I've been lucky enough to have benefitted from Sqlalchemy and Mako (but it's been awhile). Thanks.
This article looked like it was going to hit the sweet spot of stuff I'm curious about, but I found I was still left with questions. If you (or anyone) will indulge me... I'll try and ask a question to help clarify matters.
I work at a University on legacy ERP system(s). During registration there are 800+ concurrent connections but normally it floats around 200. Most all of these connections are idle. As you pointed out, a db may not be io/context bound (still hazy on that one). At the end of the day I consider myself technically astute, but basically a crud business programmer. I understand ACID and transactions; threads and async, maybe not so much.
Where I've always thought async could provide benefit would be in the following scenario. Our apps make a large # of procedural db calls today. If after studying them I realize that many are independent (i.e. reads) and could be 'batched' could that not provide a big performance/latency improvement? I.e. instead of the serial sequence of calls that happen now (even if a stored proc), async allows me to submit multiple sql calls. What I'm calling batch. In this ideal world, sqlalchemy would take care of the details (perhaps with some guidance directives as to whether ordering of results was important) and assemble the results.
Is this not a possible future 'async' sqlalchemy with superior responsiveness? Don't threads block on each sql request?

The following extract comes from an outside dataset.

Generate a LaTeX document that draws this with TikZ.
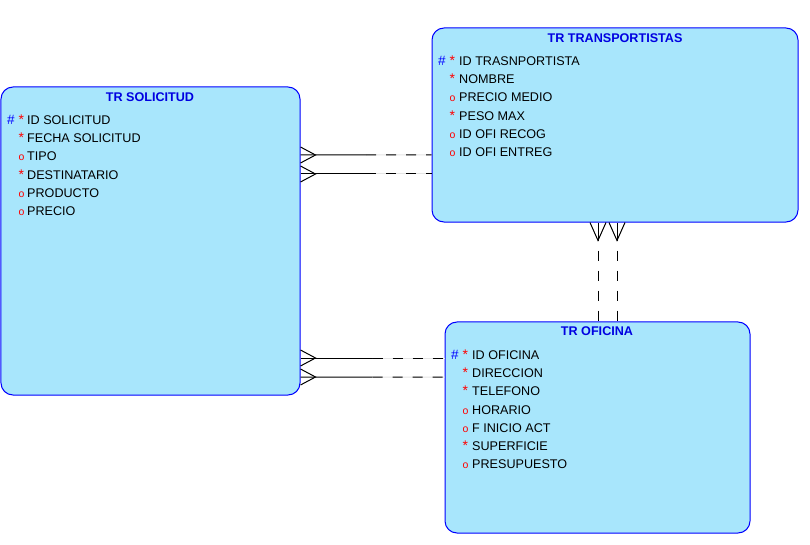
\documentclass[tikz,border=0pt]{standalone}
\usepackage{fontspec}
\setmainfont{Liberation Sans}
\usetikzlibrary{calc}
\definecolor{boxfill}{RGB}{168,230,252}
\definecolor{boxline}{RGB}{0,0,255}
\definecolor{titleblue}{RGB}{0,0,225}
\definecolor{gapgray}{RGB}{228,228,228}
\tikzset{
  entity/.style={draw=boxline, fill=boxfill, rounded corners=12bp, line width=1bp, inner sep=0pt},
  title/.style={font=\bfseries\fontsize{12.6bp}{14bp}\selectfont, text=titleblue, inner sep=0pt},
  attr/.style={font=\fontsize{12.6bp}{15bp}\selectfont, inner sep=0pt, anchor=west, text height=9bp, text depth=0pt},
  rel/.style={line width=1bp},
  reldash/.style={line width=1bp, dash pattern=on 10bp off 10bp},
  gapline/.style={line width=1bp, gapgray}
}
\newcommand{\pk}{\llap{\textcolor{boxline}{\fontsize{13.5bp}{15bp}\selectfont\#}\kern4bp}\textcolor{red}{\fontsize{14bp}{15bp}\selectfont*}}
\newcommand{\mand}{\textcolor{red}{\fontsize{14bp}{15bp}\selectfont*}}
\newcommand{\opt}{\textcolor{red}{\fontsize{10.5bp}{10bp}\selectfont o}}
\begin{document}
\begin{tikzpicture}[x=1bp, y=-1bp]
\useasboundingbox (0,0) rectangle (810,545);
% entities
\node[entity, minimum width=299bp, minimum height=308bp] (sol) at (150.5,241) {};
\node[entity, minimum width=366bp, minimum height=194bp] (tra) at (615,125) {};
\node[entity, minimum width=305bp, minimum height=211bp] (ofi) at (597.5,427.5) {};
\node[title] (sol-t) at (150,97) {TR SOLICITUD};
\node[title] (tra-t) at (615,38) {TR TRANSPORTISTAS};
\node[title] (ofi-t) at (597,331) {TR OFICINA};
% attributes
\foreach \m/\t [count=\i] in {\pk/ID SOLICITUD, \mand/FECHA SOLICITUD, \opt/TIPO, \mand/DESTINATARIO, \opt/PRODUCTO, \opt/PRECIO} {
  \node[attr] (sol-k\i) at (18.5,{120+18.2*(\i-1)}) {\m};
  \node[attr] (sol-a\i) at (27,{120+18.2*(\i-1)}) {\t};
}
\foreach \m/\t [count=\i] in {\pk/ID TRASNPORTISTA, \mand/NOMBRE, \opt/PRECIO MEDIO, \mand/PESO MAX, \opt/ID OFI RECOG, \opt/ID OFI ENTREG} {
  \node[attr] (tra-k\i) at (449.5,{61+18.2*(\i-1)}) {\m};
  \node[attr] (tra-a\i) at (459,{61+18.2*(\i-1)}) {\t};
}
\foreach \m/\t [count=\i] in {\pk/ID OFICINA, \mand/DIRECCION, \mand/TELEFONO, \opt/HORARIO, \opt/F INICIO ACT, \mand/SUPERFICIE, \opt/PRESUPUESTO} {
  \node[attr] (ofi-k\i) at (462.5,{355+18.2*(\i-1)}) {\m};
  \node[attr] (ofi-a\i) at (472,{355+18.2*(\i-1)}) {\t};
}
% relations solicitud
\foreach \y/\b [count=\i] in {155/tra, 174/tra, 358/ofi, 377/ofi} {
  \coordinate (s\i) at (sol.east |- 0,\y);
  \coordinate (e\i) at (\b.west |- 0,\y);
  \coordinate (m\i) at ($(s\i)!.5!(e\i)$);
  \draw[rel] (s\i) ++(0,-8) -- ++(15,8) -- ++(-15,8);
  \draw[rel] (s\i) -- (m\i);
  \draw[gapline] (m\i) -- (e\i);
  \draw[reldash] (m\i) -- (e\i);
}
% relations oficina
\foreach \x [count=\i] in {598, 617} {
  \coordinate (v\i) at (tra.south -| \x,0);
  \coordinate (w\i) at (ofi.north -| \x,0);
  \draw[rel] (v\i) ++(-8,0) -- ++(8,18) -- ++(8,-18);
  \draw[rel] (v\i) -- ++(0,18) coordinate (u\i);
  \draw[reldash, dash phase=10bp] (u\i) -- (w\i);
}
\end{tikzpicture}
\end{document}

The rudimental SQLAlchemy-emulation system within aiopg right now can probably accommodate this use case but it is Postgresql specific. "Legacy ERP system" sounds like there's some different database in play there, if you are relying upon closed-source drivers you'd have to get access to a non-blocking API within them. Else you're stuck with threads.
acveilleux's point about caching here is very relevant and I thought of that also. if these are indeed independently read sets of fairly non-changing data, pulling it from a cache is the more traditional approach to reducing latency (as well as the need for 800+ database connections).
This lets you parallelize work across multiple processes while maintaining consistency. When the client is the limiting factor you can use this with multiprocessing. When the db server is the limiting factor you can just use threads (or async.) Postgres backend processes are essentially single threaded.
That depends, do you want to save (some) development time or do you want to save (a lot of) money?
I did some work for a client some time ago that were expecting a lot of read load. Their backend had a bunch of constantly changing data in mongo - but it only refreshed every 10 seconds. I told them initially to just output the aggregated data to an S3 object and have all the clients access it from there. They decided to run loads of servers instead, they were muttering something about AWS Autoscale (even though I told them that wouldn't help).
As expected, I got a call one Friday evening asking if I could take a look at why their servers were timing out. When I got there, there were about 15 frontend servers hammering 1 poor mongo box that was aggregating the same query again and again - and within any 10 second window always getting the same result. I stripped it down to 1 frontend box with an nginx cache (after jumping through a hoop to support jsonp).
After the dust settled they apparently didn't want to admit that it was something that could just be solved with caching so it was described as a configuration issue to the business.
1. Not critical to the logic of your app and thus should be fairly obvious candidate for caching.
2. Critical to the logic of your app and quite possibly done within a specific DB connection / transaction for locking reason.
Trying to be too clever and parallel often flounders on mundane things like running out of DB connections.